Task prompt: Please copy every line of the records below that holds the word "React".

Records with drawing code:

# # # #

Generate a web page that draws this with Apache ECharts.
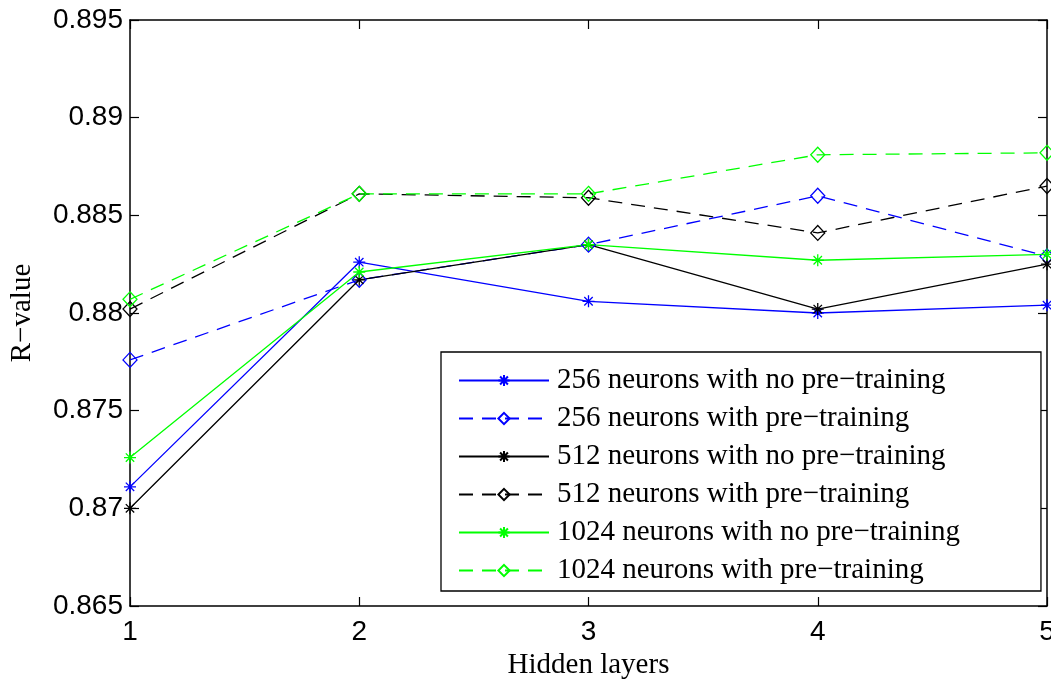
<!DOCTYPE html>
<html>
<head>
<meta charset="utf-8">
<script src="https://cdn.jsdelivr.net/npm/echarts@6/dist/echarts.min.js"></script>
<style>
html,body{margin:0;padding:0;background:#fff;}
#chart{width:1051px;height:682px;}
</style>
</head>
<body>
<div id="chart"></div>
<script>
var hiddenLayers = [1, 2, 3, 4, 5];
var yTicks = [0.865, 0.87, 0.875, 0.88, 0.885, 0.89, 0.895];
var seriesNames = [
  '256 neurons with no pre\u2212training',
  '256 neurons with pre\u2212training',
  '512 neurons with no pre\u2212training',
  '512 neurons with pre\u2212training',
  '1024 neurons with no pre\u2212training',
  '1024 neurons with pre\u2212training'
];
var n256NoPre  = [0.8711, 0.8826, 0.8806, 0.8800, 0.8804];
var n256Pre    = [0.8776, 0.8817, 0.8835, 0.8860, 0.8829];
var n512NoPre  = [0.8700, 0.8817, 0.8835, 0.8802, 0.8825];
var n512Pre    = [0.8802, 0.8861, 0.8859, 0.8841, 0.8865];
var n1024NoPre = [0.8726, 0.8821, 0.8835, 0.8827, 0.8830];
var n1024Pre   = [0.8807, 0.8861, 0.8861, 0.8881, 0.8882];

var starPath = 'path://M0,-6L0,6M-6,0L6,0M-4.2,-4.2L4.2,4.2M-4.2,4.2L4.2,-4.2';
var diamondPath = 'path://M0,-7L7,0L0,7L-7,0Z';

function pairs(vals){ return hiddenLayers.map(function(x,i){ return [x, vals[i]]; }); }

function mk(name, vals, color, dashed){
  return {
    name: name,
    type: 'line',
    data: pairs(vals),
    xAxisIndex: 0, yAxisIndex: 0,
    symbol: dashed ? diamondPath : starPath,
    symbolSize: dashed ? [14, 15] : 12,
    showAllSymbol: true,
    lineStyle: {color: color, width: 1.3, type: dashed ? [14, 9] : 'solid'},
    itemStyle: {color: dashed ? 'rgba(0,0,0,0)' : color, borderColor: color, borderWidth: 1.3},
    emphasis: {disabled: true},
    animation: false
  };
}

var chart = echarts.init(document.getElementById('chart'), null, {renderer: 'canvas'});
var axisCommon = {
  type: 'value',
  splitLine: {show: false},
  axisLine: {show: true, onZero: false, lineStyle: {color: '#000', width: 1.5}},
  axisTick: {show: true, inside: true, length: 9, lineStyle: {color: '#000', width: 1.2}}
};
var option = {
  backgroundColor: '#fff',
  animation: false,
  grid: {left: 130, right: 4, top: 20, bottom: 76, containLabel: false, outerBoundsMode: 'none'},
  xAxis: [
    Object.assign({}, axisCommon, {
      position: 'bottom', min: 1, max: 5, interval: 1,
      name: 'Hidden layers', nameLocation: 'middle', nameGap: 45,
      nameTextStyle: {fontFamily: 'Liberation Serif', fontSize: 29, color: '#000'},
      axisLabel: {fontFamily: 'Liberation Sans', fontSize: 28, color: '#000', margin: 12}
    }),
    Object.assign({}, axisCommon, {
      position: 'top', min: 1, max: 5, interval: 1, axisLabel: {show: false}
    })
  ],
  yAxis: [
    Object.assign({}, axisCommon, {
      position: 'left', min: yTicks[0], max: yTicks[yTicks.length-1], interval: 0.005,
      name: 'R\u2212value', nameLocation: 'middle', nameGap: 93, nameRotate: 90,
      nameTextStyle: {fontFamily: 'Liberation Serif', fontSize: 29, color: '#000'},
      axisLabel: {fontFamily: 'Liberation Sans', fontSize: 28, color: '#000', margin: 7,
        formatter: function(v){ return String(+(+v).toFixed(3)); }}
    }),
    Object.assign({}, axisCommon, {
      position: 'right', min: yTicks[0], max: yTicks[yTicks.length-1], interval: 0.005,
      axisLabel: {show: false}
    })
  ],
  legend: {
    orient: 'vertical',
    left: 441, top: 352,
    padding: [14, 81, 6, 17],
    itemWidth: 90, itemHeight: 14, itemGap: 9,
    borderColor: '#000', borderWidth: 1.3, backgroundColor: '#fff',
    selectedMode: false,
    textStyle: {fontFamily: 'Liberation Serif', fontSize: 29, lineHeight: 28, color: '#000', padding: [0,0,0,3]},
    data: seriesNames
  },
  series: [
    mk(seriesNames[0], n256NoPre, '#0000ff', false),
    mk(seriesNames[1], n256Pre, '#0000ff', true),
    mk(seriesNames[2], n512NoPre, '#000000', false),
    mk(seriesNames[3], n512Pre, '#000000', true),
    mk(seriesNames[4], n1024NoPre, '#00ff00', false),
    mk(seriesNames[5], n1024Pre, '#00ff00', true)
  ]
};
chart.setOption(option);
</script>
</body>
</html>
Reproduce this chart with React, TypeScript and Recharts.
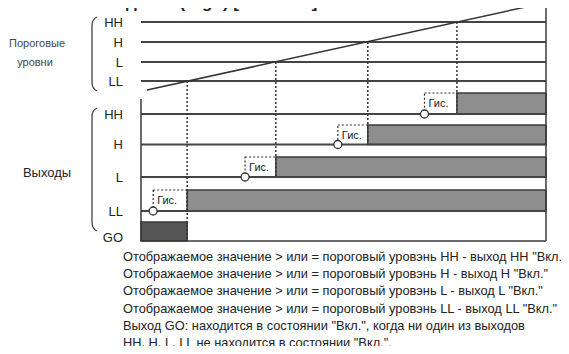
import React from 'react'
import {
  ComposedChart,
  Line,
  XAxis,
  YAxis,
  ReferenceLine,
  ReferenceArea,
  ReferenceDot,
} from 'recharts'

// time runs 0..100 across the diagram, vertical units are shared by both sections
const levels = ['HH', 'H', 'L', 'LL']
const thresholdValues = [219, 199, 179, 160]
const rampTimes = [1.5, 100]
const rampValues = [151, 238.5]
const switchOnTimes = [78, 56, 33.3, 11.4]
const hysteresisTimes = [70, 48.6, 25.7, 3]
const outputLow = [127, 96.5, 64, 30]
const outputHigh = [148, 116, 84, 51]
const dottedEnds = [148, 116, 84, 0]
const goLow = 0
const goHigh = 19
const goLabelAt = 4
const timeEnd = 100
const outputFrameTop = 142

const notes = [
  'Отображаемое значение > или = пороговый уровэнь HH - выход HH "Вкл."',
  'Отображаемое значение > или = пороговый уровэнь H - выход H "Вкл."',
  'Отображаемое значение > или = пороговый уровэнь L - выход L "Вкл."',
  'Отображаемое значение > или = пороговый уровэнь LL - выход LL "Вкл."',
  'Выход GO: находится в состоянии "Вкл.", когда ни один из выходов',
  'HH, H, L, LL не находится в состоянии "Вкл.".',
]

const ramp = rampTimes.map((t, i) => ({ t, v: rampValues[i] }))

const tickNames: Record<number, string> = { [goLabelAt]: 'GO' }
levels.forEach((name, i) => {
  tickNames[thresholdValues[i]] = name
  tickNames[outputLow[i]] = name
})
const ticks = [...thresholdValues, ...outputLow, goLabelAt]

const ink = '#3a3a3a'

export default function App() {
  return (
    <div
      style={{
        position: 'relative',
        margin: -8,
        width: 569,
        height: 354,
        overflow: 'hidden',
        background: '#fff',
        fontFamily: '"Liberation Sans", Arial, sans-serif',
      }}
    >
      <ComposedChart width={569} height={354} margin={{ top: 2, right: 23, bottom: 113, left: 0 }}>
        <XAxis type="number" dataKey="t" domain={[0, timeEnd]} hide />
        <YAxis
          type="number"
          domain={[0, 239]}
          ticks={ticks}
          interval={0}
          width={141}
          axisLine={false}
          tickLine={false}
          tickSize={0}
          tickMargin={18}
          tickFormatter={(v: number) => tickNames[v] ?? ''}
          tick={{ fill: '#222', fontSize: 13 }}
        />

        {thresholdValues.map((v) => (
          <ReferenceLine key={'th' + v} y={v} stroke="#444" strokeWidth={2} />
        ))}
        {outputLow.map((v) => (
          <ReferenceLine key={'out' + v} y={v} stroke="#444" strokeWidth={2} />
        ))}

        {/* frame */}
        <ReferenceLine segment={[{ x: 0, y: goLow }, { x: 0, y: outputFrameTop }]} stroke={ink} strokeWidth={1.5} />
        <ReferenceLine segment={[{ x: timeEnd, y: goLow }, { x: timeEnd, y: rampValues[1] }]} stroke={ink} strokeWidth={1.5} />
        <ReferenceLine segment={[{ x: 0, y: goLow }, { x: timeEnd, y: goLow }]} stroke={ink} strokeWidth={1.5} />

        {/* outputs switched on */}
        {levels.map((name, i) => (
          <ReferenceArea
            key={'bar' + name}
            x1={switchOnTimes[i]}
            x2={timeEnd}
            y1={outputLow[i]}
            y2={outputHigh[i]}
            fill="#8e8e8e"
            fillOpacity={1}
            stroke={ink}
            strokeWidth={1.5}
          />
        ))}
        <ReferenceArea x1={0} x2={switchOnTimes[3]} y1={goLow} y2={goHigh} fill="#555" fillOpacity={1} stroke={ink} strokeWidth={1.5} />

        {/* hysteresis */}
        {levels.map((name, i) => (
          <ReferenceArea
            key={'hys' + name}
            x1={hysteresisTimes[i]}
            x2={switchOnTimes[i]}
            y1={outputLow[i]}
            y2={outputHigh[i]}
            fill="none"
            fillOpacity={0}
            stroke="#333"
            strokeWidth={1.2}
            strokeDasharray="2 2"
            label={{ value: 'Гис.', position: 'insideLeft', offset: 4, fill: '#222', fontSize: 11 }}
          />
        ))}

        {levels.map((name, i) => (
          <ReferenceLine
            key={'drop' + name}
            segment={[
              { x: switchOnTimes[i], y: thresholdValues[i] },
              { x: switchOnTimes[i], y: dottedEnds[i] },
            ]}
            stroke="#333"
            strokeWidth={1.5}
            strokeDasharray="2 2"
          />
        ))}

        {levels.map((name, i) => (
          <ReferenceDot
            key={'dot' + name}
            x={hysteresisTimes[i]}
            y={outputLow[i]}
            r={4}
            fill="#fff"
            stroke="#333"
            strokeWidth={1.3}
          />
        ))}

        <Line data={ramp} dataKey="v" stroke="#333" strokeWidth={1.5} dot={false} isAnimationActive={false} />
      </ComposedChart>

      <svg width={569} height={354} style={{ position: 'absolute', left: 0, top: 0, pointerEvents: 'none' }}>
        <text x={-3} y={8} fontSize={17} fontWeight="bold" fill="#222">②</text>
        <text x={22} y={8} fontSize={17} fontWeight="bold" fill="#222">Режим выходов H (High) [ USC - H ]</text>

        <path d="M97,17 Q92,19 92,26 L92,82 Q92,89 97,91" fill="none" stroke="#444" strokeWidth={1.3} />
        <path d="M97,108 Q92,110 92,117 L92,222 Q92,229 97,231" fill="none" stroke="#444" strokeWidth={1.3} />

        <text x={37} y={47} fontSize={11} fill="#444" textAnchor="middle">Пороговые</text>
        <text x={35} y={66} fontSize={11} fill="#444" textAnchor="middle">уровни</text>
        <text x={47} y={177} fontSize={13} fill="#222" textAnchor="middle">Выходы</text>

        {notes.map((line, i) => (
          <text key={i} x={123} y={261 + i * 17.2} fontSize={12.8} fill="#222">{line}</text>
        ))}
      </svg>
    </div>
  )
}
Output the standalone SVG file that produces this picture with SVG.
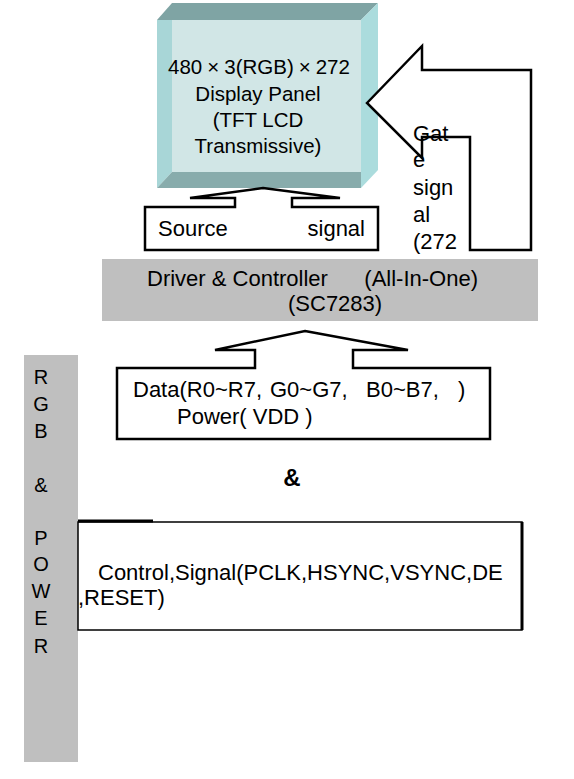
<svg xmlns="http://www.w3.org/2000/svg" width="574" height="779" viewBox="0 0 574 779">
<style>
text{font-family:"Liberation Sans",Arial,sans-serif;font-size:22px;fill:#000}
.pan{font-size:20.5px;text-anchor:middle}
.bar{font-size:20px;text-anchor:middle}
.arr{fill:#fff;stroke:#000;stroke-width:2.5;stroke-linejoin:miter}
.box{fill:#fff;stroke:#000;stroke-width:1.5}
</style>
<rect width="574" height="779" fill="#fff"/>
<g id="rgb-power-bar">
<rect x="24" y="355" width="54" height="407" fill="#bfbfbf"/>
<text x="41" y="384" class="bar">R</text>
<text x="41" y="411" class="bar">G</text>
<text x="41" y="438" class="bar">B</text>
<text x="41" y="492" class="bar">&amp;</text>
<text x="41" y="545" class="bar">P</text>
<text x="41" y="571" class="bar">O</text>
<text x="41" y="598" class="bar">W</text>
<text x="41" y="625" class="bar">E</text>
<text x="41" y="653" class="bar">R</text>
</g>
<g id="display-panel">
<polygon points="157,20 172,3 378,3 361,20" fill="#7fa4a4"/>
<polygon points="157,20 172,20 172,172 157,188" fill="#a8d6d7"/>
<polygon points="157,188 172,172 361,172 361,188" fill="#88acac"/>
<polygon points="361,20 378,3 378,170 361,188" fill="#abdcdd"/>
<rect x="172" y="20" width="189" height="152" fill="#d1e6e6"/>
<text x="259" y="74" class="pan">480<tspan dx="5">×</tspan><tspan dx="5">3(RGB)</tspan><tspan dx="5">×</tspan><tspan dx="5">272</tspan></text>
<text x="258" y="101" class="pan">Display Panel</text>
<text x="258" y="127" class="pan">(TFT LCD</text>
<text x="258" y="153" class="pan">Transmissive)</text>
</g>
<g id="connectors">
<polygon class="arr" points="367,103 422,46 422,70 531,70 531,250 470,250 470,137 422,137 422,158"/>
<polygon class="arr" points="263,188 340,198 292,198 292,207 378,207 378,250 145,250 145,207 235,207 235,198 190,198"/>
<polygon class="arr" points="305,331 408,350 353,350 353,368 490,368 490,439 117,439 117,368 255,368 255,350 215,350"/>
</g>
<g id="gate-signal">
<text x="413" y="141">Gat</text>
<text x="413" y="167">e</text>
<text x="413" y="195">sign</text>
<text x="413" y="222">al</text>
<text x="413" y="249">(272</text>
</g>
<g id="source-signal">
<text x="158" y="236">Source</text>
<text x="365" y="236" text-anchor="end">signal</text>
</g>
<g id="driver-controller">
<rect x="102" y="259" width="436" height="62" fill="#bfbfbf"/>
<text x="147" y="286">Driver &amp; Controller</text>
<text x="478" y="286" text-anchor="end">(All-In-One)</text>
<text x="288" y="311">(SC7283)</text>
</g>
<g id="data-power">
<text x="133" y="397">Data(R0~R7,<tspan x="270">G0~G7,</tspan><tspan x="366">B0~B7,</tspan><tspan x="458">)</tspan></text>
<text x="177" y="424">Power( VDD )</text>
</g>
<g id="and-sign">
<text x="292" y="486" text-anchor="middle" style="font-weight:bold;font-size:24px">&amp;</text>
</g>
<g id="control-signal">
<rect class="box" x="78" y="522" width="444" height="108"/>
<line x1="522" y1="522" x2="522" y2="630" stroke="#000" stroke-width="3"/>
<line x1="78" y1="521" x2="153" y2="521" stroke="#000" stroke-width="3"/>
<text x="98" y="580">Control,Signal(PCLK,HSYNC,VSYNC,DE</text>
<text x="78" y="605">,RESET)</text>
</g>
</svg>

# # # #

Output below:
Reproduce this chart with React, TypeScript and Recharts.
import React from 'react'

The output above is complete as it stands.